GIVEN REQUEST: Copy out the data below as written; omit any images.
**********
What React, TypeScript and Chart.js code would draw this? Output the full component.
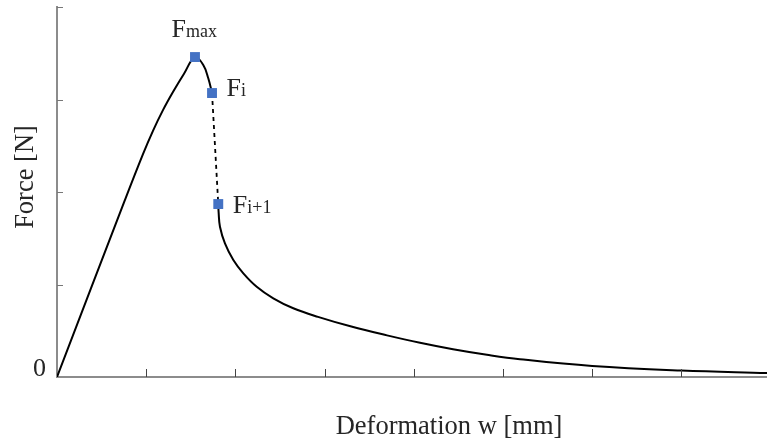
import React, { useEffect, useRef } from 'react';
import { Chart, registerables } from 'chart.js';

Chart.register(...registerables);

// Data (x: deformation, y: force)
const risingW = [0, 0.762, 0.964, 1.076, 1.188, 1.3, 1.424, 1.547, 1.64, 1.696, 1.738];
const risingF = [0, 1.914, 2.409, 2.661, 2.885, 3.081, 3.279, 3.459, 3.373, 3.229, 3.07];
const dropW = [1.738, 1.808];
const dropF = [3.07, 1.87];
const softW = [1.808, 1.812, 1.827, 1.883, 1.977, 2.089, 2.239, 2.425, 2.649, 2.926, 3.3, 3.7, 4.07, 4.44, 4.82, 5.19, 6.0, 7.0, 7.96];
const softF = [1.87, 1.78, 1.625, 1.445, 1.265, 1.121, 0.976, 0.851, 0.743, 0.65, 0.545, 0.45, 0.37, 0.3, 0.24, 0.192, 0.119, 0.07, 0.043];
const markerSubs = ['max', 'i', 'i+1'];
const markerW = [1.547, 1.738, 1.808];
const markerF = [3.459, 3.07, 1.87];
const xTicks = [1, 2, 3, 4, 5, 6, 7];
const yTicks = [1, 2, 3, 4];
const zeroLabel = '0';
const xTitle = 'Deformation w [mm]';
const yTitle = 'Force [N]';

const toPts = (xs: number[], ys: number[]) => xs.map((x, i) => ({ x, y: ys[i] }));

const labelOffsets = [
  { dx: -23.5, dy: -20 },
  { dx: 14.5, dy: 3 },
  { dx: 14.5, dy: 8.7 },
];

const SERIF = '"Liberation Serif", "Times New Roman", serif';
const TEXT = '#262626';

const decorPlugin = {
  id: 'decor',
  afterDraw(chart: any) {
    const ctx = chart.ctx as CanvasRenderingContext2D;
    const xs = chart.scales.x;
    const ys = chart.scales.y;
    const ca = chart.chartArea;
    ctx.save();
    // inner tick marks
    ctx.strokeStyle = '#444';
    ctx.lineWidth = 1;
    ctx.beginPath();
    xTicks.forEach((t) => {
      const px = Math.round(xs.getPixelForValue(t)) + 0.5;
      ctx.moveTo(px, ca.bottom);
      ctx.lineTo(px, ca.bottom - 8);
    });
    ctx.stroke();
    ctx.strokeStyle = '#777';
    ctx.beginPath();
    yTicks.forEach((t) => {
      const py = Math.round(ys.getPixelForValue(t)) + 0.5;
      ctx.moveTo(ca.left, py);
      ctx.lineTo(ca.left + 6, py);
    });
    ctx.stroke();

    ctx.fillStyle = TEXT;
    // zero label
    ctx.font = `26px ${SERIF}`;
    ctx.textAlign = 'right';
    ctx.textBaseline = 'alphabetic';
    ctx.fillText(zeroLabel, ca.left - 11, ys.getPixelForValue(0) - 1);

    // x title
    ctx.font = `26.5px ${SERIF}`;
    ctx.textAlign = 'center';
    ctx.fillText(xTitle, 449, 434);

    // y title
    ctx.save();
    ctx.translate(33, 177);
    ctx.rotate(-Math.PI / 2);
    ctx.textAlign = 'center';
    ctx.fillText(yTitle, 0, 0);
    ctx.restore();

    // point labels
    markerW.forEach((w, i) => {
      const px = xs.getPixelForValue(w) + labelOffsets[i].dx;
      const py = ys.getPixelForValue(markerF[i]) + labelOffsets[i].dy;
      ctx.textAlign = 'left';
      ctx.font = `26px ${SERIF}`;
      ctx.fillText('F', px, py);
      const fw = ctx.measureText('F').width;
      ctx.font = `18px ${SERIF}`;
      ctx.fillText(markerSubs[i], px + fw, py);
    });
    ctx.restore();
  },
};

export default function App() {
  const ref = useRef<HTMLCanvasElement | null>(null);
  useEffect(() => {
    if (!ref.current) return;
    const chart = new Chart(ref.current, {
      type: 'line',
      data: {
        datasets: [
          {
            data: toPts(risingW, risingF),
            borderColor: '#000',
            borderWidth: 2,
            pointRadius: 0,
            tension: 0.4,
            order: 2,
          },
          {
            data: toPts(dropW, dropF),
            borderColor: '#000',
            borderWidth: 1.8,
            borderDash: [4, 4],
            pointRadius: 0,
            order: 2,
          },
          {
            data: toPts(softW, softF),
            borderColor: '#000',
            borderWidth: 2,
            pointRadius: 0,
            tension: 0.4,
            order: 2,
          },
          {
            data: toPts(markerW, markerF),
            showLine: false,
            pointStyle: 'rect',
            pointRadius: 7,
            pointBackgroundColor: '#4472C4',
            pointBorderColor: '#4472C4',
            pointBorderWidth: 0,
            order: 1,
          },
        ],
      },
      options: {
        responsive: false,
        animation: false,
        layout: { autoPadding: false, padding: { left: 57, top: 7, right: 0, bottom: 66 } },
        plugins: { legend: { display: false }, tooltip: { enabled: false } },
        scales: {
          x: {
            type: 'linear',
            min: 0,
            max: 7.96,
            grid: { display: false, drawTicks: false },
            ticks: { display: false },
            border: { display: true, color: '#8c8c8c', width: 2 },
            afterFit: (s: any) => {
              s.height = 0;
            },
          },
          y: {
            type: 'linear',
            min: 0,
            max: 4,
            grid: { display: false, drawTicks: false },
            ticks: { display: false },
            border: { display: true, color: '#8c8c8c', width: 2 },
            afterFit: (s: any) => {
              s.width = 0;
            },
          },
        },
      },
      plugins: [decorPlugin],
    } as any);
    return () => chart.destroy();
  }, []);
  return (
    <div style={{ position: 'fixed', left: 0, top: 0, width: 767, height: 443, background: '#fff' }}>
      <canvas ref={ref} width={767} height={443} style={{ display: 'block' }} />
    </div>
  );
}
**********
SOLUTION FOR THIS EXERCISE:
What React, TypeScript and Chart.js code would draw this? Output the full component.
import React, { useEffect, useRef } from 'react';
import { Chart, registerables } from 'chart.js';

Chart.register(...registerables);

// Data (x: deformation, y: force)
const risingW = [0, 0.762, 0.964, 1.076, 1.188, 1.3, 1.424, 1.547, 1.64, 1.696, 1.738];
const risingF = [0, 1.914, 2.409, 2.661, 2.885, 3.081, 3.279, 3.459, 3.373, 3.229, 3.07];
const dropW = [1.738, 1.808];
const dropF = [3.07, 1.87];
const softW = [1.808, 1.812, 1.827, 1.883, 1.977, 2.089, 2.239, 2.425, 2.649, 2.926, 3.3, 3.7, 4.07, 4.44, 4.82, 5.19, 6.0, 7.0, 7.96];
const softF = [1.87, 1.78, 1.625, 1.445, 1.265, 1.121, 0.976, 0.851, 0.743, 0.65, 0.545, 0.45, 0.37, 0.3, 0.24, 0.192, 0.119, 0.07, 0.043];
const markerSubs = ['max', 'i', 'i+1'];
const markerW = [1.547, 1.738, 1.808];
const markerF = [3.459, 3.07, 1.87];
const xTicks = [1, 2, 3, 4, 5, 6, 7];
const yTicks = [1, 2, 3, 4];
const zeroLabel = '0';
const xTitle = 'Deformation w [mm]';
const yTitle = 'Force [N]';

const toPts = (xs: number[], ys: number[]) => xs.map((x, i) => ({ x, y: ys[i] }));

const labelOffsets = [
  { dx: -23.5, dy: -20 },
  { dx: 14.5, dy: 3 },
  { dx: 14.5, dy: 8.7 },
];

const SERIF = '"Liberation Serif", "Times New Roman", serif';
const TEXT = '#262626';

const decorPlugin = {
  id: 'decor',
  afterDraw(chart: any) {
    const ctx = chart.ctx as CanvasRenderingContext2D;
    const xs = chart.scales.x;
    const ys = chart.scales.y;
    const ca = chart.chartArea;
    ctx.save();
    // inner tick marks
    ctx.strokeStyle = '#444';
    ctx.lineWidth = 1;
    ctx.beginPath();
    xTicks.forEach((t) => {
      const px = Math.round(xs.getPixelForValue(t)) + 0.5;
      ctx.moveTo(px, ca.bottom);
      ctx.lineTo(px, ca.bottom - 8);
    });
    ctx.stroke();
    ctx.strokeStyle = '#777';
    ctx.beginPath();
    yTicks.forEach((t) => {
      const py = Math.round(ys.getPixelForValue(t)) + 0.5;
      ctx.moveTo(ca.left, py);
      ctx.lineTo(ca.left + 6, py);
    });
    ctx.stroke();

    ctx.fillStyle = TEXT;
    // zero label
    ctx.font = `26px ${SERIF}`;
    ctx.textAlign = 'right';
    ctx.textBaseline = 'alphabetic';
    ctx.fillText(zeroLabel, ca.left - 11, ys.getPixelForValue(0) - 1);

    // x title
    ctx.font = `26.5px ${SERIF}`;
    ctx.textAlign = 'center';
    ctx.fillText(xTitle, 449, 434);

    // y title
    ctx.save();
    ctx.translate(33, 177);
    ctx.rotate(-Math.PI / 2);
    ctx.textAlign = 'center';
    ctx.fillText(yTitle, 0, 0);
    ctx.restore();

    // point labels
    markerW.forEach((w, i) => {
      const px = xs.getPixelForValue(w) + labelOffsets[i].dx;
      const py = ys.getPixelForValue(markerF[i]) + labelOffsets[i].dy;
      ctx.textAlign = 'left';
      ctx.font = `26px ${SERIF}`;
      ctx.fillText('F', px, py);
      const fw = ctx.measureText('F').width;
      ctx.font = `18px ${SERIF}`;
      ctx.fillText(markerSubs[i], px + fw, py);
    });
    ctx.restore();
  },
};

export default function App() {
  const ref = useRef<HTMLCanvasElement | null>(null);
  useEffect(() => {
    if (!ref.current) return;
    const chart = new Chart(ref.current, {
      type: 'line',
      data: {
        datasets: [
          {
            data: toPts(risingW, risingF),
            borderColor: '#000',
            borderWidth: 2,
            pointRadius: 0,
            tension: 0.4,
            order: 2,
          },
          {
            data: toPts(dropW, dropF),
            borderColor: '#000',
            borderWidth: 1.8,
            borderDash: [4, 4],
            pointRadius: 0,
            order: 2,
          },
          {
            data: toPts(softW, softF),
            borderColor: '#000',
            borderWidth: 2,
            pointRadius: 0,
            tension: 0.4,
            order: 2,
          },
          {
            data: toPts(markerW, markerF),
            showLine: false,
            pointStyle: 'rect',
            pointRadius: 7,
            pointBackgroundColor: '#4472C4',
            pointBorderColor: '#4472C4',
            pointBorderWidth: 0,
            order: 1,
          },
        ],
      },
      options: {
        responsive: false,
        animation: false,
        layout: { autoPadding: false, padding: { left: 57, top: 7, right: 0, bottom: 66 } },
        plugins: { legend: { display: false }, tooltip: { enabled: false } },
        scales: {
          x: {
            type: 'linear',
            min: 0,
            max: 7.96,
            grid: { display: false, drawTicks: false },
            ticks: { display: false },
            border: { display: true, color: '#8c8c8c', width: 2 },
            afterFit: (s: any) => {
              s.height = 0;
            },
          },
          y: {
            type: 'linear',
            min: 0,
            max: 4,
            grid: { display: false, drawTicks: false },
            ticks: { display: false },
            border: { display: true, color: '#8c8c8c', width: 2 },
            afterFit: (s: any) => {
              s.width = 0;
            },
          },
        },
      },
      plugins: [decorPlugin],
    } as any);
    return () => chart.destroy();
  }, []);
  return (
    <div style={{ position: 'fixed', left: 0, top: 0, width: 767, height: 443, background: '#fff' }}>
      <canvas ref={ref} width={767} height={443} style={{ display: 'block' }} />
    </div>
  );
}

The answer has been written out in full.